GIVEN EXERCISE =>
Locate and copy all lines bearing the word "with".

********************

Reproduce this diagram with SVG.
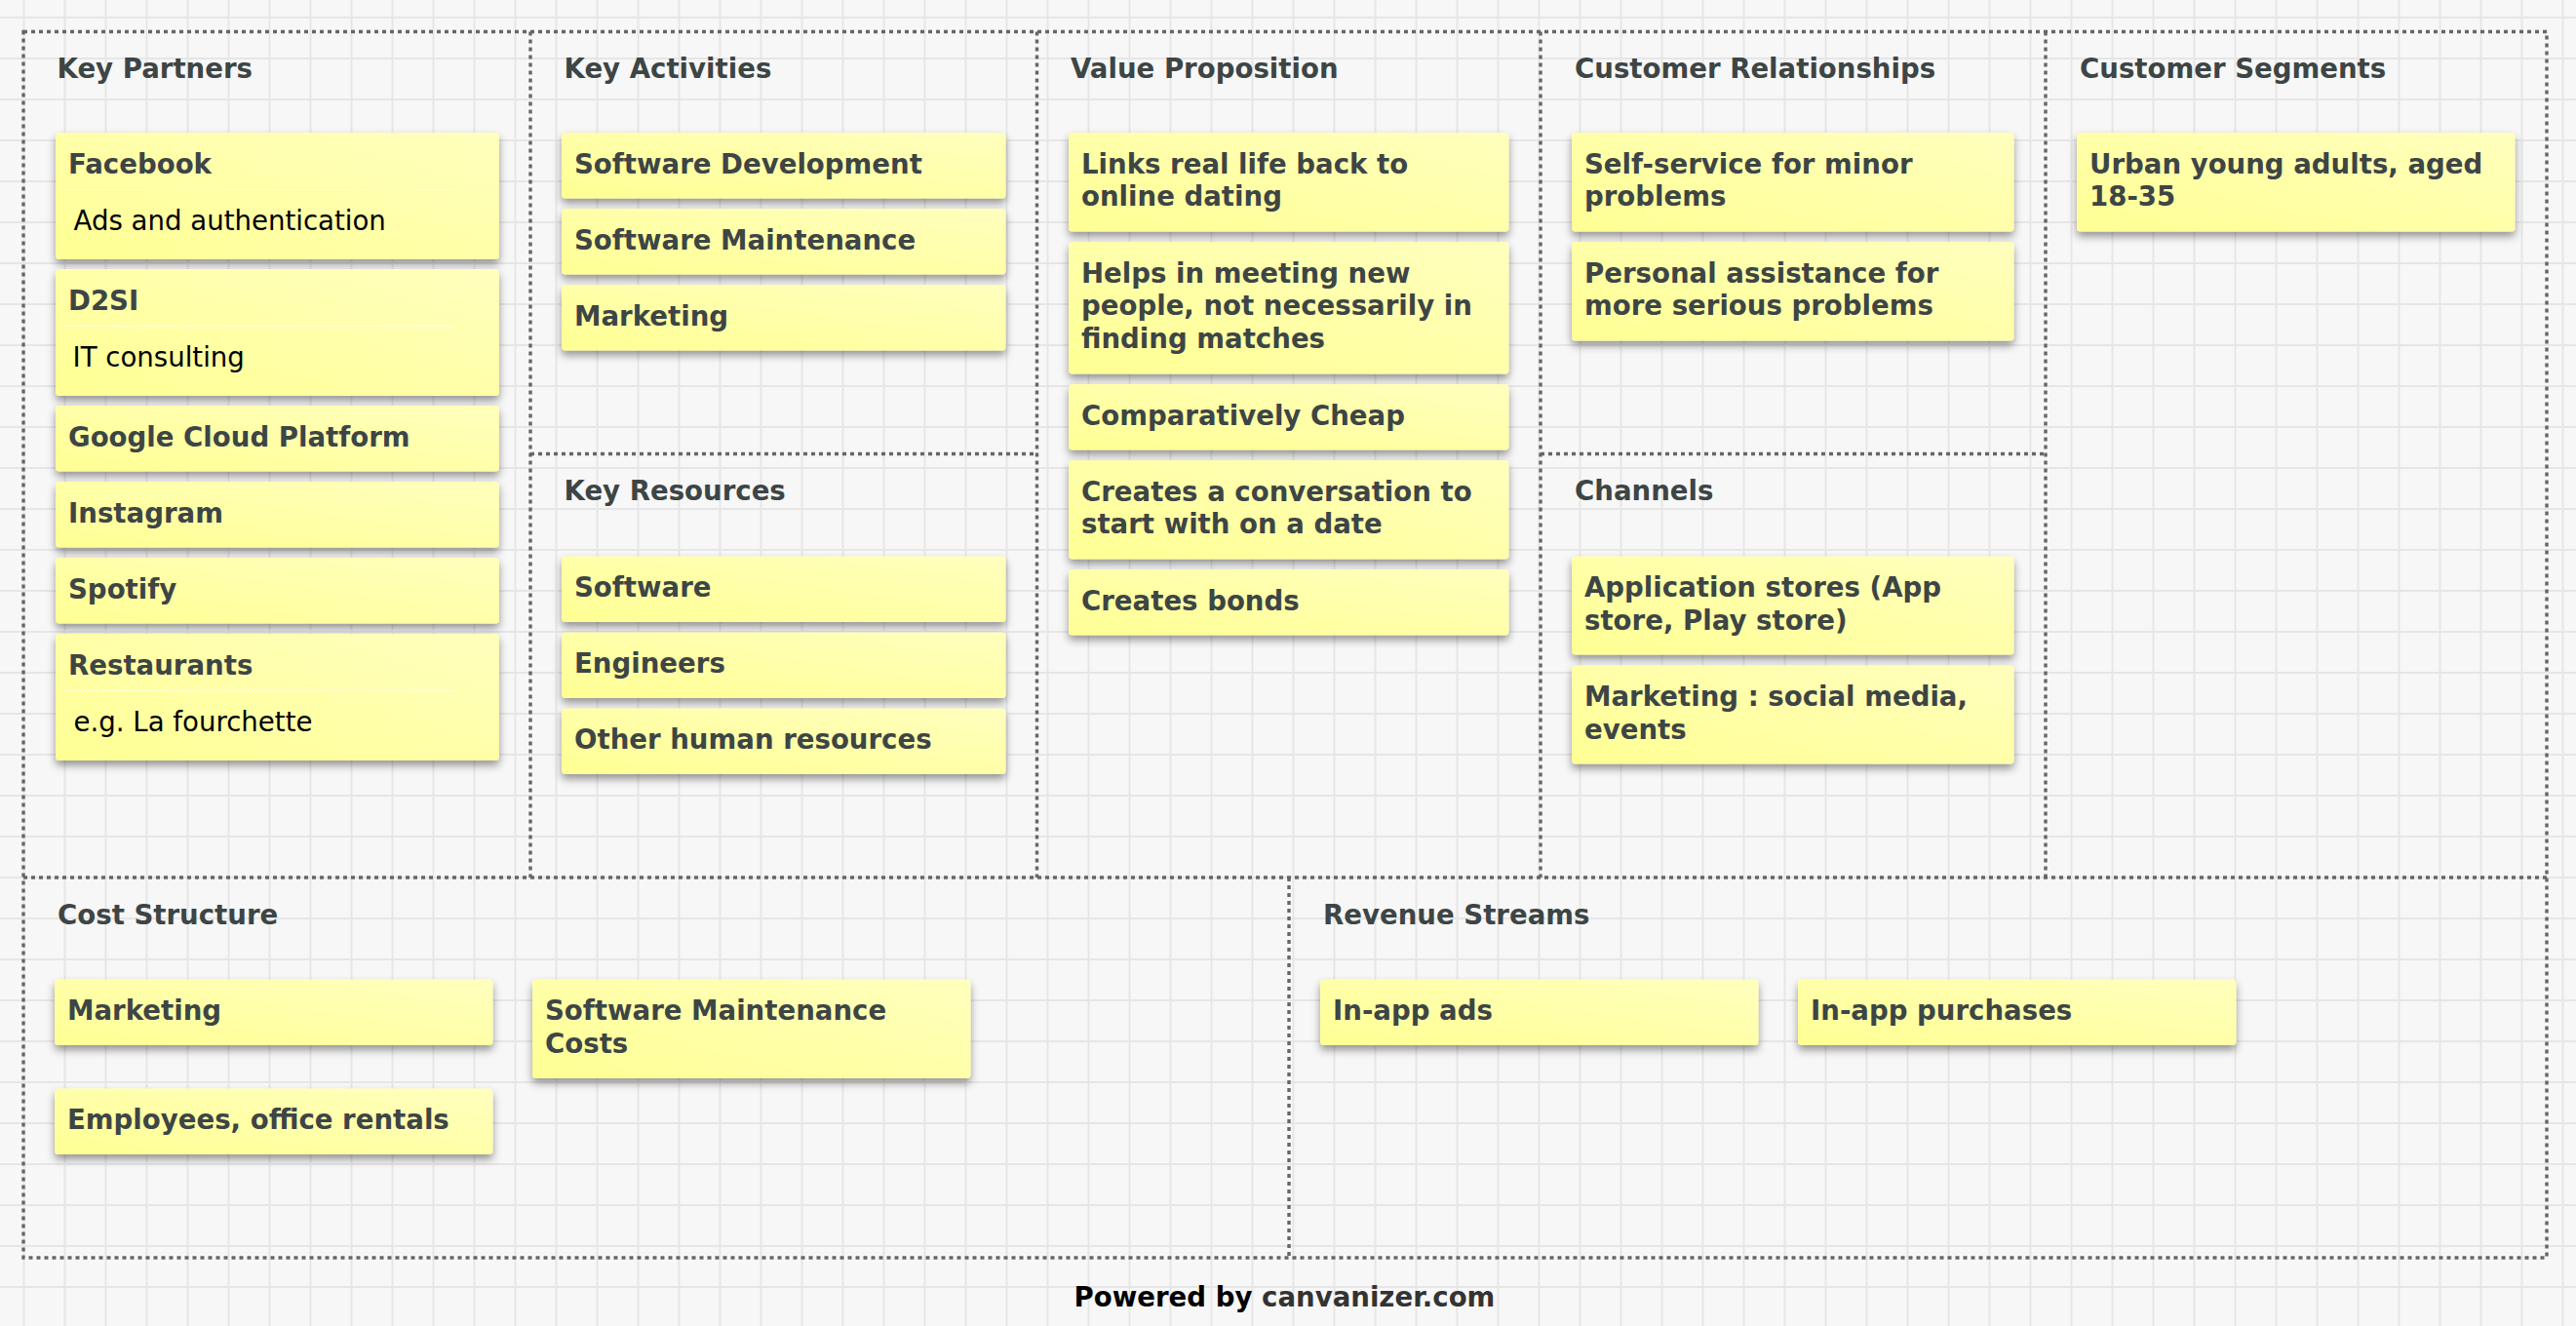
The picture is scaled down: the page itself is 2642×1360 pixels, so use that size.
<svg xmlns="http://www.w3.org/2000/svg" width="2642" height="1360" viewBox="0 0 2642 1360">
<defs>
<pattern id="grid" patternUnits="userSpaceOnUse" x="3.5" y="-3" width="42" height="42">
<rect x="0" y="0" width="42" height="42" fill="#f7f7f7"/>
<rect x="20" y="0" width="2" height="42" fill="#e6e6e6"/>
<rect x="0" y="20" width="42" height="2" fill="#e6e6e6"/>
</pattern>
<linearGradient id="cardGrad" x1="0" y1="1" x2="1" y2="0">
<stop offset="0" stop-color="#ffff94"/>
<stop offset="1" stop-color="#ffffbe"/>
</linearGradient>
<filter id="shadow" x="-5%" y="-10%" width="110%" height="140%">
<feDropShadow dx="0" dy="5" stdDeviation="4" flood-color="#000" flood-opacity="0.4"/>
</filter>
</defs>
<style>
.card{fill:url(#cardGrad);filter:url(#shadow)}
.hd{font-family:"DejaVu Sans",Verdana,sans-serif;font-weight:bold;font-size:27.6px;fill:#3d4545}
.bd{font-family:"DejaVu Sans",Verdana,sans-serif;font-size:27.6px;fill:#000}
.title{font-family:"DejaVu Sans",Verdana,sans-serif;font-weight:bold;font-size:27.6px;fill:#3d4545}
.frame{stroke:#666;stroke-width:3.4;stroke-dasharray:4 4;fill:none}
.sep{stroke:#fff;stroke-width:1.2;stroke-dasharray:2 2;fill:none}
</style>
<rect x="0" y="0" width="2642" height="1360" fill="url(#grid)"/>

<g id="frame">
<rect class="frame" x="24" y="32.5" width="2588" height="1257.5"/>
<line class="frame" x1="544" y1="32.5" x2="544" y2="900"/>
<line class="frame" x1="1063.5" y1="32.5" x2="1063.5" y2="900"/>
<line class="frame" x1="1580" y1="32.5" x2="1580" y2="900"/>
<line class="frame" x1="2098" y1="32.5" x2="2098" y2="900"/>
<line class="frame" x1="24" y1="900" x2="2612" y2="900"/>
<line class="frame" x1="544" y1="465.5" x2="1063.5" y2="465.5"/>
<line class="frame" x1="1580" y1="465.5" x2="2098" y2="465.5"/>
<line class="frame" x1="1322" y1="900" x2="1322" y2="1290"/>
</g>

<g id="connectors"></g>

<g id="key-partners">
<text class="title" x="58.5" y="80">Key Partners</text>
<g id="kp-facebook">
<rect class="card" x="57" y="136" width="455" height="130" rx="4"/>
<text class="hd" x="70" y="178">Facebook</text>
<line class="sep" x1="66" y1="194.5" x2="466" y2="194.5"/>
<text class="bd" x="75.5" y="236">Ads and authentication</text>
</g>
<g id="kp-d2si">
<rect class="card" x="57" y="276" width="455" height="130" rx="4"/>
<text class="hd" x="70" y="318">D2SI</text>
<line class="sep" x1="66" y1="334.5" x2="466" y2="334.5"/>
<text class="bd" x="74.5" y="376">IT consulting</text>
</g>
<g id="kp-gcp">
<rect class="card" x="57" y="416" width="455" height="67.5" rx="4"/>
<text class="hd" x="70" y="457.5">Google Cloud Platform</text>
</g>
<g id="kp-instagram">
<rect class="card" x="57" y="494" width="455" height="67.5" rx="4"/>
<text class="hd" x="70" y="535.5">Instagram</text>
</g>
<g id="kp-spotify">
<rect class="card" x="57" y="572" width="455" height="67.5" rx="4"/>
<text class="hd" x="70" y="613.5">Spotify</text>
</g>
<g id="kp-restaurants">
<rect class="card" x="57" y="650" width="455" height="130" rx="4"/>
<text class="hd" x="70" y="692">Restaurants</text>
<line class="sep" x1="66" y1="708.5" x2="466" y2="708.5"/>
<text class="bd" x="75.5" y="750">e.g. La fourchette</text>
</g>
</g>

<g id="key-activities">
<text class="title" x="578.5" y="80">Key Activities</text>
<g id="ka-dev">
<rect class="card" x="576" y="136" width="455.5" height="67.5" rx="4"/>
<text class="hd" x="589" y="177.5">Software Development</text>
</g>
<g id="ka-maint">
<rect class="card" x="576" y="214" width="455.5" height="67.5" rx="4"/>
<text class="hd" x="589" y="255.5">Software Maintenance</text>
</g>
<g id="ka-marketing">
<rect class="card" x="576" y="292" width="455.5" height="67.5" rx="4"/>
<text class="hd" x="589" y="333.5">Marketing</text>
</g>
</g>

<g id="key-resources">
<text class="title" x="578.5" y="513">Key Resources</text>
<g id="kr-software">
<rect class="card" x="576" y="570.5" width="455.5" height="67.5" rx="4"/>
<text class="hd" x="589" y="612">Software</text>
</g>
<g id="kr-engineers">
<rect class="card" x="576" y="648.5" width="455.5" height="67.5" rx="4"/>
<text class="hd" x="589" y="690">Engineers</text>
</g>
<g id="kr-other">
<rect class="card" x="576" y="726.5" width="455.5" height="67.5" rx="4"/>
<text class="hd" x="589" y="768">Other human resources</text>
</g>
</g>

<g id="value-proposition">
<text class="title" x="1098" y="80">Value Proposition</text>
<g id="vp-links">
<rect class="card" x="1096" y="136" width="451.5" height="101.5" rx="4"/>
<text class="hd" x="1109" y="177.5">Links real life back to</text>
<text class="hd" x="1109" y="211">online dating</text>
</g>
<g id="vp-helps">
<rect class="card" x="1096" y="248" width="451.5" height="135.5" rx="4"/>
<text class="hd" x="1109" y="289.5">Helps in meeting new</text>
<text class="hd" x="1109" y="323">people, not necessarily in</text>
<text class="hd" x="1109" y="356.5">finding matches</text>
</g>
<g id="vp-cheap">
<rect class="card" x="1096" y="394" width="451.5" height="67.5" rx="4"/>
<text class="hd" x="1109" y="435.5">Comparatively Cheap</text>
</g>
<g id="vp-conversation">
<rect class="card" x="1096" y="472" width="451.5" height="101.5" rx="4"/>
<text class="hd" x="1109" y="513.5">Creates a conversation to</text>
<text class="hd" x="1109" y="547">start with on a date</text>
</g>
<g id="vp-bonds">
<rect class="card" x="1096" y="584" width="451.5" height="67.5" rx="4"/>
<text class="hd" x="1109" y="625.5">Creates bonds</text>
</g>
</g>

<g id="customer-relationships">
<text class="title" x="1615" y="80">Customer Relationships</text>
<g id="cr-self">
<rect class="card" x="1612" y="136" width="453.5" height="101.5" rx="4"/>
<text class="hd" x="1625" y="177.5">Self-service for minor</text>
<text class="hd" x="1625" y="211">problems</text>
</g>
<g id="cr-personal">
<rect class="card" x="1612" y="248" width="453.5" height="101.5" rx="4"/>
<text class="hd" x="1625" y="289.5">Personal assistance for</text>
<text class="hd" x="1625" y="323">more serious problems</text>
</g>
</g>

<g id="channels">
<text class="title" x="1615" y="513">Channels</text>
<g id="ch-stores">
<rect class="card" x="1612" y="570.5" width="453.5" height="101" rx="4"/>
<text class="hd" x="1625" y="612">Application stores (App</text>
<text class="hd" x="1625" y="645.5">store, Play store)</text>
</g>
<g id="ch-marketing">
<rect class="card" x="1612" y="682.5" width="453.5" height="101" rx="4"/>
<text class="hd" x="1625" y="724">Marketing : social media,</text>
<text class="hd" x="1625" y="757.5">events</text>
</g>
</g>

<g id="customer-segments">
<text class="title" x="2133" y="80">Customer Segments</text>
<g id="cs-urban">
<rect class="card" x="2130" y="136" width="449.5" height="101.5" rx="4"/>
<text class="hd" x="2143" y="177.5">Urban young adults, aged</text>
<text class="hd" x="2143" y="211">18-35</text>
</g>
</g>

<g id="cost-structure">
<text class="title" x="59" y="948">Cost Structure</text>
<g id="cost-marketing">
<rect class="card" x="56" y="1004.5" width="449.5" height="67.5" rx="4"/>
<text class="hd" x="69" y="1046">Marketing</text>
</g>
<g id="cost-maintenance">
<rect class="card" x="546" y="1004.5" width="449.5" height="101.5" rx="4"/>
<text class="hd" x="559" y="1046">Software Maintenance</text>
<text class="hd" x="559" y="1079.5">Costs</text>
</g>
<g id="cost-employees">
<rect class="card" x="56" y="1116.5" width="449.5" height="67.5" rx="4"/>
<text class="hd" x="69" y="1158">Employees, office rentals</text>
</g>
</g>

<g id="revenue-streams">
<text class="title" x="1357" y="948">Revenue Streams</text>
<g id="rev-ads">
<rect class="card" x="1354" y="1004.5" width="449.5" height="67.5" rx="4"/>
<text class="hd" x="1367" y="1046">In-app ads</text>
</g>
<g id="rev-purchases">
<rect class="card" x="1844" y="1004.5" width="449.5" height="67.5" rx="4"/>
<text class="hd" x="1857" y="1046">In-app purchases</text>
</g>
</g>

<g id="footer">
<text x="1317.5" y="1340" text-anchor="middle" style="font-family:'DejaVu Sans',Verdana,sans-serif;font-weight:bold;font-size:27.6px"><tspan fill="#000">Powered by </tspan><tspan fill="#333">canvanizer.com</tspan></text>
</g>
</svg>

********************

EXERCISE OUTPUT =>
Reproduce this diagram with SVG.
<text class="hd" x="1109" y="547">start with on a date</text>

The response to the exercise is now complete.